Der türkische Präsident Recep Tayyip Erdoğan soll laut Medienberichten vorgeschlagen haben, Brunson auf freien Fuß zu setzen, wenn im Gegenzug das in den Vereinigten Staaten lebende Oberhaupt der Gülen-Bewegung, Fethullah Gülen, an die Türkei ausgeliefert wird. „Wir werden keinen Schritt zurückweichen, wenn wir mit Sanktionen bedroht werden“, sagte Erdoğan demnach. „Sie dürfen nicht vergessen, dass sie einen starken und aufrichtigen Partner verlieren werden, wenn sie ihre Haltung nicht ändern.“ Die Drohungen der USA bezeichnete er als „psychologische Kriegsführung“.

US-Präsident Donald Trump hatte über den Kurznachrichtendienst Twitter „große Sanktionen“ angekündigt, wenn die Türkei den Pastor Andrew Brunson nicht freilasse.
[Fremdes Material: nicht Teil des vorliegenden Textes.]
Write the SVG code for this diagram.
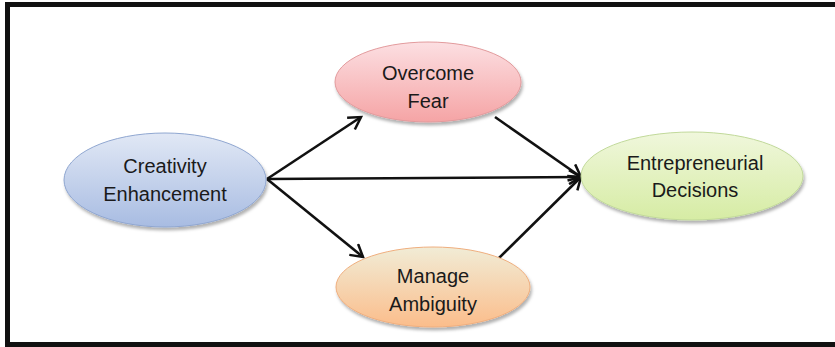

Details nannte er wie üblich in seiner Twitter-Mitteilung nicht.

Brunson gehört den nach eigenen Angaben 600 Gemeinden und ungefähr 145.000 Mitgliedern zählenden „Evangelikalen Presbyterianischen Kirchen“ an. Der 1981 gegründete Kirchenzusammenschluss beruft sich insbesondere auf die Theologie des Reformators Johannes Calvin. Die Kirchen betreiben ein „Weltmissionsprogramm“.